▶ PROVIDED MATERIAL:
****

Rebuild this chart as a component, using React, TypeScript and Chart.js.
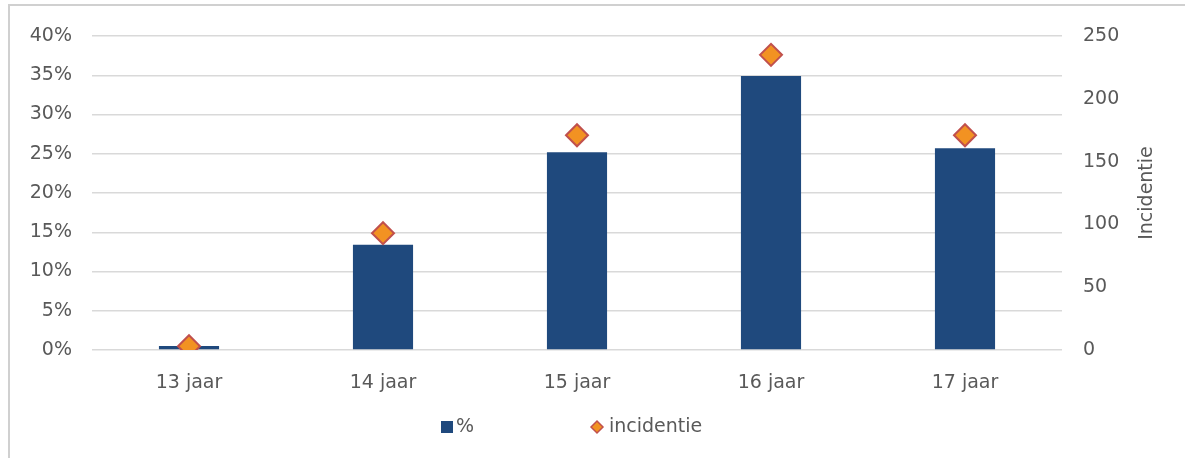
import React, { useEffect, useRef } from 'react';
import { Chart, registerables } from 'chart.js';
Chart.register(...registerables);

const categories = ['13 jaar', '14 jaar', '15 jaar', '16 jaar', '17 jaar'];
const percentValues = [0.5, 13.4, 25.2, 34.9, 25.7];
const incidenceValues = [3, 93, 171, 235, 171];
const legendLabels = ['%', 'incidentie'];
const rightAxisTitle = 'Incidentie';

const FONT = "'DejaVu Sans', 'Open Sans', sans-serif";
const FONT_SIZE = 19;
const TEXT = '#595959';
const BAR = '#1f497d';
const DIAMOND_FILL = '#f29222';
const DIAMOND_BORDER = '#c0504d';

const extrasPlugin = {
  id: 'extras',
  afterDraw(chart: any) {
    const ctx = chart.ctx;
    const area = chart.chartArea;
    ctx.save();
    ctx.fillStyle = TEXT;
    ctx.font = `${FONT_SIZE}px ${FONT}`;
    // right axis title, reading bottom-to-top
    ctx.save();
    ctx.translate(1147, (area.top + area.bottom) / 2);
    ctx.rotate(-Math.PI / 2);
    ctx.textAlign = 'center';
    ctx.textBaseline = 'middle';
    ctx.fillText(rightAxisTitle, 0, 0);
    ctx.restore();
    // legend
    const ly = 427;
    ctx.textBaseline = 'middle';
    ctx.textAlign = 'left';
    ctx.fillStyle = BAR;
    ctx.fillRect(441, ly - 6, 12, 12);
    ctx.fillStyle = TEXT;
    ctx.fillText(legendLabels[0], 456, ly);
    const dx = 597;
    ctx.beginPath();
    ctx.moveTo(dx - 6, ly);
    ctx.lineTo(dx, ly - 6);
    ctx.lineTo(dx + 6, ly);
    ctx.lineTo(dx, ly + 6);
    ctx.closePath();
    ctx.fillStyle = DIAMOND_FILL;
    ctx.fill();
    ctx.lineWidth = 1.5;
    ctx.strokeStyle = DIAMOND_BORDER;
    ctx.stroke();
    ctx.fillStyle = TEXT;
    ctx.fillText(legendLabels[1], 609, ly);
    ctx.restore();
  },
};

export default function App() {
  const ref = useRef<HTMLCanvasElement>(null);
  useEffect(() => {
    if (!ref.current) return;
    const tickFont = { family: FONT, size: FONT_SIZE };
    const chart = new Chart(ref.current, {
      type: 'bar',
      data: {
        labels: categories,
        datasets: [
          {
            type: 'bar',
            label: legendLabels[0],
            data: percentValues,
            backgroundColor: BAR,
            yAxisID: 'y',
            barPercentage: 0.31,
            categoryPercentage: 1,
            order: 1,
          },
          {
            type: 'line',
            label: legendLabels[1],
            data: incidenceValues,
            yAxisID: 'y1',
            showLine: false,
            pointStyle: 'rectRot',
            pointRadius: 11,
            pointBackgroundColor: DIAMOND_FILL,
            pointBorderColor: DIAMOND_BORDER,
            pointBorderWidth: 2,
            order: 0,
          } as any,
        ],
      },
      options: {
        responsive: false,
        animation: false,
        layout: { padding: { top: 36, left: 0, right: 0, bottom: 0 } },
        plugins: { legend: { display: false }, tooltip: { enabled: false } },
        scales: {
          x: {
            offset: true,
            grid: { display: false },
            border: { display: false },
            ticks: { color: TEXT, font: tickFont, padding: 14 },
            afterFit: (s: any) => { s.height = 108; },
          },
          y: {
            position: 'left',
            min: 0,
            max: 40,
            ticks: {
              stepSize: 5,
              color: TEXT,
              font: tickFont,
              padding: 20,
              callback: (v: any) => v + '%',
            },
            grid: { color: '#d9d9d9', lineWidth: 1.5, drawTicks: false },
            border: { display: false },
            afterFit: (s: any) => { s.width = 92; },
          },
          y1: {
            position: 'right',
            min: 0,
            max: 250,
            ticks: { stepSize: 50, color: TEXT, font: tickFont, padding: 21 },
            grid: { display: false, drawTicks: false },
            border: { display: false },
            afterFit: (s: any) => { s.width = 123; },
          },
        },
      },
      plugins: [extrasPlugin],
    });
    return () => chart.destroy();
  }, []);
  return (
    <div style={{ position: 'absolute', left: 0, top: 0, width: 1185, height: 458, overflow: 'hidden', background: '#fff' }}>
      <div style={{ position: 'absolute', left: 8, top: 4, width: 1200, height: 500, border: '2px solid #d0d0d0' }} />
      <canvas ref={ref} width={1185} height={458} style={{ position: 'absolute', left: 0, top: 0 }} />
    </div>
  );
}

****

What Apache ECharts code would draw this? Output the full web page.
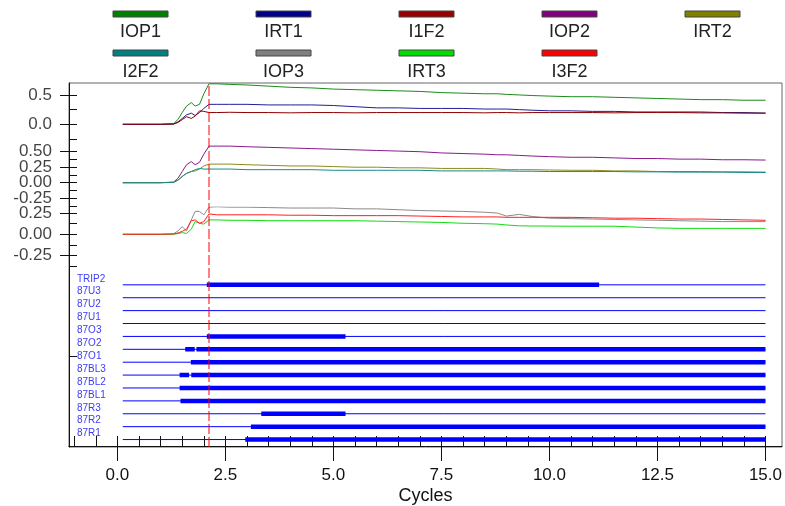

****

Nothing but the lines from the one with "Rebuild this chart" down to the one with "const DIAMOND_BORDER = '#c0504d';" should be printed, both of them included. Leave out the pictures.

Rebuild this chart as a component, using React, TypeScript and Chart.js.
import React, { useEffect, useRef } from 'react';
import { Chart, registerables } from 'chart.js';
Chart.register(...registerables);

const categories = ['13 jaar', '14 jaar', '15 jaar', '16 jaar', '17 jaar'];
const percentValues = [0.5, 13.4, 25.2, 34.9, 25.7];
const incidenceValues = [3, 93, 171, 235, 171];
const legendLabels = ['%', 'incidentie'];
const rightAxisTitle = 'Incidentie';

const FONT = "'DejaVu Sans', 'Open Sans', sans-serif";
const FONT_SIZE = 19;
const TEXT = '#595959';
const BAR = '#1f497d';
const DIAMOND_FILL = '#f29222';
const DIAMOND_BORDER = '#c0504d';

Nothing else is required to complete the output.